A box full of crayons is a colorful compilation of stories, articles and reviews, some light, some dark, some sharp, some blunt overall leaving a mark of varying intensity on its readers.
Saturday, May 1, 2010
“You know you've read a good book when you turn the last page and feel a little as if you have lost a friend.”~Paul Sweeney
That’s what I felt like when I finished Pollyanna by Eleanor Porter. This book should come with the warning: “This could change your life.”
I, then, gifted a copy to a friend of mine who was complaining about all the bad things happened in her life. She looked at it and said, “It looks like a kid’s book to me.” “It is, I said, but looks like we adults could need it. After she read it , she couldn’t thank me enough.
That’s Pollyanna for you. A medicine sweetened for us all to swallow in one gulp and leaves an everlasting taste long after you finished reading it.
The overview
Pollyanna has had a hard life. Her mother died when she was young, and she has been impoverished all her life. Then her father dies too. Orphaned at the age of eleven, she is sent to live with her aunt, an uptight, humorless woman who looks upon taking Pollyanna under her care as her duty -- and nothing more and hopes that the child won't disrupt her quiet, bland routine too much.

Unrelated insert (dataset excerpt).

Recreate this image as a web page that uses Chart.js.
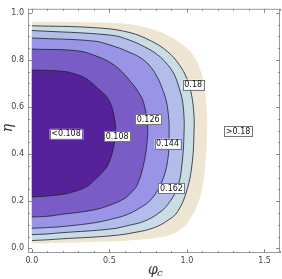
<!DOCTYPE html>
<html>
<head>
<meta charset="utf-8">
<script src="https://cdn.jsdelivr.net/npm/chart.js@4/dist/chart.umd.min.js"></script>
<style>
  body { margin: 0; background: #fff; }
  canvas { display: block; }
</style>
</head>
<body>
<canvas id="contourChart" width="282" height="279"></canvas>
<script>
// contour curves: eta values and matching phi_c values
const eta108 = [0.218, 0.222, 0.232, 0.247, 0.265, 0.288, 0.320, 0.354, 0.424, 0.500, 0.560, 0.610, 0.645, 0.670, 0.700, 0.724, 0.742, 0.752, 0.757];
const phi108 = [0, 0.10, 0.22, 0.30, 0.36, 0.40, 0.45, 0.49, 0.525, 0.54, 0.53, 0.51, 0.48, 0.44, 0.39, 0.34, 0.27, 0.19, 0];

const eta126 = [0.133, 0.136, 0.144, 0.163, 0.185, 0.211, 0.240, 0.270, 0.370, 0.477, 0.527, 0.620, 0.665, 0.705, 0.750, 0.787, 0.815, 0.838, 0.846];
const phi126 = [0, 0.10, 0.19, 0.40, 0.51, 0.596, 0.645, 0.68, 0.725, 0.746, 0.745, 0.72, 0.685, 0.64, 0.58, 0.51, 0.42, 0.30, 0];

const eta144 = [0.085, 0.088, 0.092, 0.108, 0.125, 0.144, 0.175, 0.205, 0.270, 0.370, 0.506, 0.568, 0.630, 0.680, 0.725, 0.767, 0.805, 0.835, 0.862, 0.880, 0.893];
const phi144 = [0, 0.10, 0.19, 0.40, 0.52, 0.617, 0.705, 0.765, 0.83, 0.875, 0.885, 0.88, 0.865, 0.84, 0.81, 0.77, 0.71, 0.62, 0.51, 0.40, 0];

const eta162 = [0.058, 0.061, 0.066, 0.082, 0.098, 0.115, 0.148, 0.185, 0.260, 0.370, 0.506, 0.568, 0.630, 0.680, 0.735, 0.780, 0.822, 0.856, 0.884, 0.905, 0.925];
const phi162 = [0, 0.10, 0.19, 0.51, 0.63, 0.725, 0.815, 0.875, 0.94, 0.97, 0.982, 0.98, 0.97, 0.95, 0.92, 0.875, 0.81, 0.725, 0.63, 0.51, 0];

const eta18 = [0.033, 0.036, 0.040, 0.053, 0.068, 0.088, 0.120, 0.156, 0.247, 0.370, 0.506, 0.568, 0.650, 0.720, 0.780, 0.835, 0.880, 0.918, 0.937, 0.945];
const phi18 = [0, 0.10, 0.19, 0.51, 0.67, 0.79, 0.88, 0.94, 1.00, 1.035, 1.046, 1.045, 1.03, 1.00, 0.95, 0.875, 0.77, 0.62, 0.40, 0];

const etaEdge = [0.019, 0.022, 0.025, 0.033, 0.053, 0.085, 0.123, 0.230, 0.370, 0.506, 0.568, 0.700, 0.760, 0.815, 0.860, 0.897, 0.927, 0.952, 0.960, 0.963];
const phiEdge = [0, 0.15, 0.30, 0.62, 0.875, 0.97, 1.02, 1.09, 1.12, 1.13, 1.13, 1.11, 1.085, 1.046, 0.98, 0.896, 0.79, 0.62, 0.35, 0];

const labelTexts = ['<0.108', '0.108', '0.126', '0.144', '0.162', '0.18', '>0.18'];
const labelPhi = [0.22, 0.55, 0.75, 0.875, 0.90, 1.04, 1.33];
const labelEta = [0.486, 0.477, 0.547, 0.444, 0.255, 0.695, 0.498];

const xTicks = [0, 0.5, 1.0, 1.5];
const yTicks = [0, 0.2, 0.4, 0.6, 0.8, 1.0];

function curve(etas, phis) {
    return etas.map((e, i) => ({ x: phis[i], y: e }));
}

function contour(etas, phis, color, border) {
    return {
        data: curve(etas, phis),
        backgroundColor: color,
        borderColor: border ? '#1e1e2a' : 'rgba(0,0,0,0)',
        borderWidth: border ? 0.8 : 0,
        fill: 'origin',
        pointRadius: 0,
        tension: 0.4
    };
}

// frame, inward ticks, contour labels and axis titles
const framePlugin = {
    id: 'frame',
    afterDatasetsDraw(chart) {
        const ctx = chart.ctx;
        const a = chart.chartArea;
        const xs = chart.scales.x;
        const ys = chart.scales.y;

        ctx.save();
        // labels
        ctx.font = '8px "DejaVu Sans", sans-serif';
        ctx.textAlign = 'center';
        ctx.textBaseline = 'middle';
        labelTexts.forEach((t, i) => {
            const px = xs.getPixelForValue(labelPhi[i]);
            const py = ys.getPixelForValue(labelEta[i]);
            const w = ctx.measureText(t).width + 3;
            const h = 10;
            ctx.fillStyle = '#fff';
            ctx.fillRect(px - w / 2, py - h / 2, w, h);
            ctx.strokeStyle = '#777';
            ctx.lineWidth = 1;
            ctx.strokeRect(Math.round(px - w / 2) + 0.5, Math.round(py - h / 2) + 0.5, Math.round(w), h);
            ctx.fillStyle = '#111';
            ctx.fillText(t, px, py + 0.5);
        });

        // frame
        ctx.strokeStyle = '#999';
        ctx.lineWidth = 1;
        ctx.strokeRect(a.left + 0.5, a.top + 0.5, a.right - a.left - 1, a.bottom - a.top - 1);

        // ticks (inward, all sides)
        ctx.strokeStyle = '#888';
        ctx.beginPath();
        for (let k = 0; k <= 16; k++) {
            const v = k / 10;
            const px = Math.round(xs.getPixelForValue(v)) + 0.5;
            const len = (k % 5 === 0) ? 4 : 2;
            ctx.moveTo(px, a.bottom);
            ctx.lineTo(px, a.bottom - len);
            ctx.moveTo(px, a.top);
            ctx.lineTo(px, a.top + len);
        }
        for (let k = 0; k <= 20; k++) {
            const v = k / 20;
            const py = Math.round(ys.getPixelForValue(v)) + 0.5;
            const len = (k % 4 === 0) ? 4 : 2;
            ctx.moveTo(a.left, py);
            ctx.lineTo(a.left + len, py);
            ctx.moveTo(a.right, py);
            ctx.lineTo(a.right - len, py);
        }
        ctx.stroke();

        // axis titles
        ctx.fillStyle = '#333';
        ctx.textAlign = 'left';
        ctx.textBaseline = 'alphabetic';
        ctx.font = 'italic 14px "DejaVu Serif", serif';
        ctx.fillText('\u03C6', 148, 274);
        ctx.font = 'italic 10px "DejaVu Serif", serif';
        ctx.fillText('c', 157, 276);

        ctx.translate(12, 128);
        ctx.rotate(-Math.PI / 2);
        ctx.textAlign = 'center';
        ctx.font = 'italic 14px "DejaVu Serif", serif';
        ctx.fillText('\u03B7', 0, 0);
        ctx.restore();
    }
};

const ctx = document.getElementById('contourChart').getContext('2d');
new Chart(ctx, {
    type: 'line',
    data: {
        datasets: [
            contour(eta108, phi108, '#56229a', true),
            contour(eta126, phi126, '#7a5cc6', true),
            contour(eta144, phi144, '#9a94e6', true),
            contour(eta162, phi162, '#b3bdea', true),
            contour(eta18, phi18, '#cbdde4', true),
            contour(etaEdge, phiEdge, '#efe5d3', false)
        ]
    },
    options: {
        responsive: false,
        animation: false,
        indexAxis: 'y',
        layout: { padding: { top: 1, right: 2, left: 0, bottom: 0 } },
        plugins: {
            legend: { display: false },
            tooltip: { enabled: false }
        },
        scales: {
            x: {
                type: 'linear',
                min: -0.025,
                max: 1.6,
                grid: { display: false, drawTicks: false },
                border: { display: false },
                afterBuildTicks: function(scale) {
                    scale.ticks = xTicks.map(v => ({ value: v }));
                },
                afterFit: function(scale) { scale.height = 26; },
                ticks: {
                    padding: 3,
                    color: '#444',
                    font: { size: 8, family: 'DejaVu Sans' },
                    maxRotation: 0,
                    callback: function(value) { return value.toFixed(1); }
                }
            },
            y: {
                type: 'linear',
                min: -0.02,
                max: 1.017,
                grid: { display: false, drawTicks: false },
                border: { display: false },
                afterBuildTicks: function(scale) {
                    scale.ticks = yTicks.map(v => ({ value: v }));
                },
                afterFit: function(scale) { scale.width = 28; },
                ticks: {
                    padding: 4,
                    color: '#444',
                    font: { size: 8, family: 'DejaVu Sans' },
                    callback: function(value) { return value.toFixed(1); }
                }
            }
        }
    },
    plugins: [framePlugin]
});
</script>
</body>
</html>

But disrupt she will to her life and to the lives of all the others who are lucky enough to come in touch with her, for Pollyanna’s father has taught her to play a game, a game that can be played by anyone, anytime, anywhere and in any situation, a game that could well become a revolution in this world. It's called the Glad Game, and with it Pollyanna proceeds to turn the entire town upside down.
From the Böök:” You see I'd wanted a doll, and father had written to them so. But when the missionary barrel came the lady wrote that there hadn't any dolls come in, but the little crutches had. So she sent 'em along as they might come in handy for some child, sometime. And that's when we began it. ... the game was to just find something about everything to be glad about -- no matter what 'twas," rejoined Pollyanna earnestly. "And we began right then -- on the crutches."
Her father told her that she could be 'glad' that she didn't 'need' them, and that's when the game of finding a silver lining in every cloud began.
The book, classic in its language, is joyful and refreshing and the message in it is universal. You are left, with the feeling of wanting to find something good in everything in life and can almost feel like you know Pollyanna personally and like the quote says, at the end of the book, you feel a little like you lost a good friend though her message would stay with the reader. A must read for young and old alike.